E qua l’attrazione respinge di nuovo la repulsione facendoci avvicinare nuovamente a Eric e..segretamente ci fa innamorare di lui.

Arriva quello che chiamo lo shock salvifico.

Qualcosa di lacerante che, come una mannaia cala sulle nostre abitudini, convinzioni o sistemi mentali.

Piomba su di loro con un taglio netto.

Ed è quel sangue emotivo che scorre che decide, in un attimo un nuovo percorso, una scelta che nessuno avrebbe mai contemplato.

Dove è totalmente diverso.

In modo radicale.

Da una sorta di compiacimento dell’atto bruto, diviene totalmente puro. E capace di adattarsi non senza ricordi dolorosi, non senza fatica né ferite che prudono di senso di colpa, alla nuova condizione non tanto di vita quanto mentale.

Ecco cosa ci affascina: dove non cambia abitudini.

Cambia radicalmente modo di vedere il reale e quindi la sua mente.

E’ come se il Dove originario muore tra strazi e sofferenza, per far emergere una figura lieve, sottile eppure presenta profondamente innocente come se qualcosa ne avesse lavato la coppa, simile a quei adorabili pennuti che lietamente girano per le nostre città.

E sono loro a insegnargli a lasciare che la compassione emerga.

Ed è in questo quadro limpido, pulito che si innesca un contrasto stridente e fastidioso: Dove cambiando città, portando con lui la sua visione “pacifista” dell’esistenza, si ferma nel luogo della perdizione.

Un apparente città, Ponza, dove la meravigliosa natura sembra renderla un piccolo paradiso, un luogo di idilli e di semplicità, adatto a chi ha deciso che l’esistenza debba scorrere placida e serena.

Ma non è cosi.

Ponza in queste righe piene di forza e di passione è il luogo del malaffare, della corruzione, della trasgressione e di tutto ciò che è contrario all’empatia simboleggiata da Dove.

Cosa può nascere di buono da questo contesto?

La forza del personaggio non può non provocare reazioni, a volte contrarie a volte desiderata, come quelle di restituire a una giovane la capacità di sognare e di meravigliarsi, togliendola da sotto il tappeto dei rifiuti in cui apparentemente beata sguazzava.

Dove con la sua luce rimargina ferite ma come una strana legge del contrappasso smuove il nido delle formichine intente a costruire il proprio regno, fatto di briciole sottratte alla comunità.

Abusi edilizi, mazzette, incapacità di cooperare, ecco il torbido in cui, a suo malgrado la purezza di Dove, esaltata da questo marciume, smuove.
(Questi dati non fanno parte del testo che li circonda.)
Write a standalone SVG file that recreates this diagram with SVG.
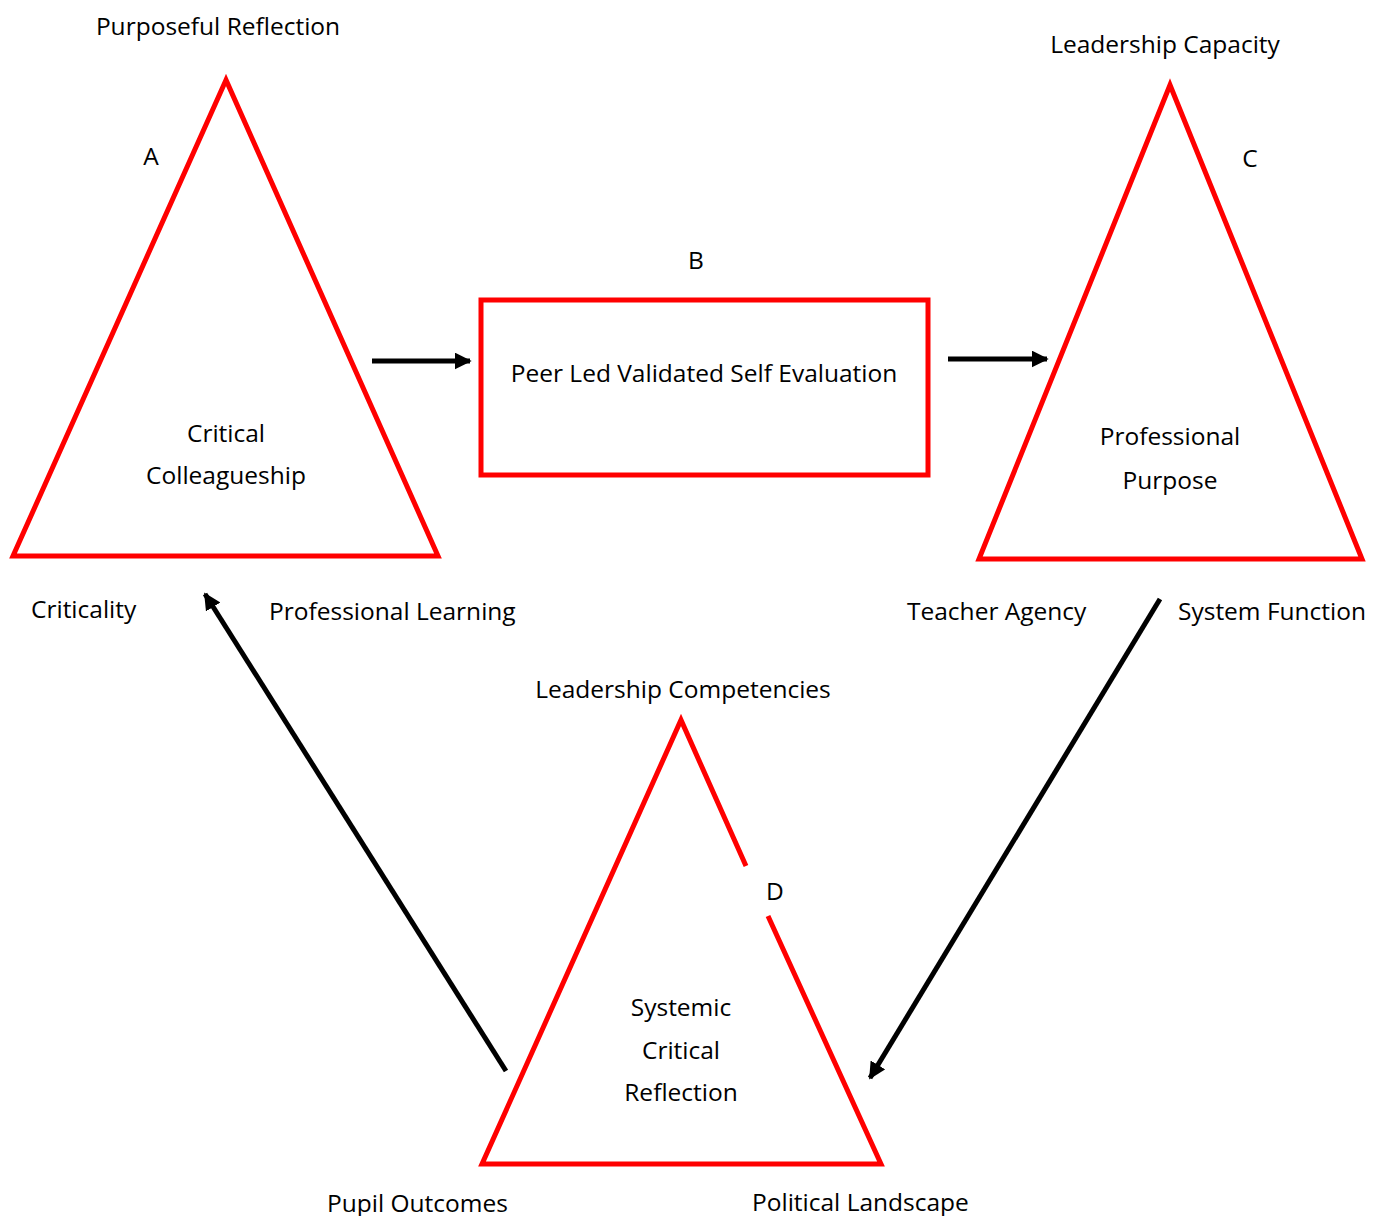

E il miasma che si alza da questo fango non può più essere ignorato.

E causa e effetto iniziano a gestire la storia prendendo nelle loro mani i fili di una vicenda che diventa oscura, sempre più oscura.

Perché il contrasto luce/buio, purezza/malvagità, scuote la terra dormiente provocando la reazione di qualcosa di antico e arrabbiato.

Non vi svelo di più.

Però posso che questo libro particolare, affascinante e al tempo stesso poetico, vi ruberà cuore, anima e coscienza.

Amerete e odierete Eric.

Ne sarete attratti e al tempo stesso cercherete di scappare da lui.

Non dal suo passato ma da quegli occhi che sembrano uscire fuori dalle pagine del libro e inchiodarti alle tue responsabilità di uomo, persona e cittadino.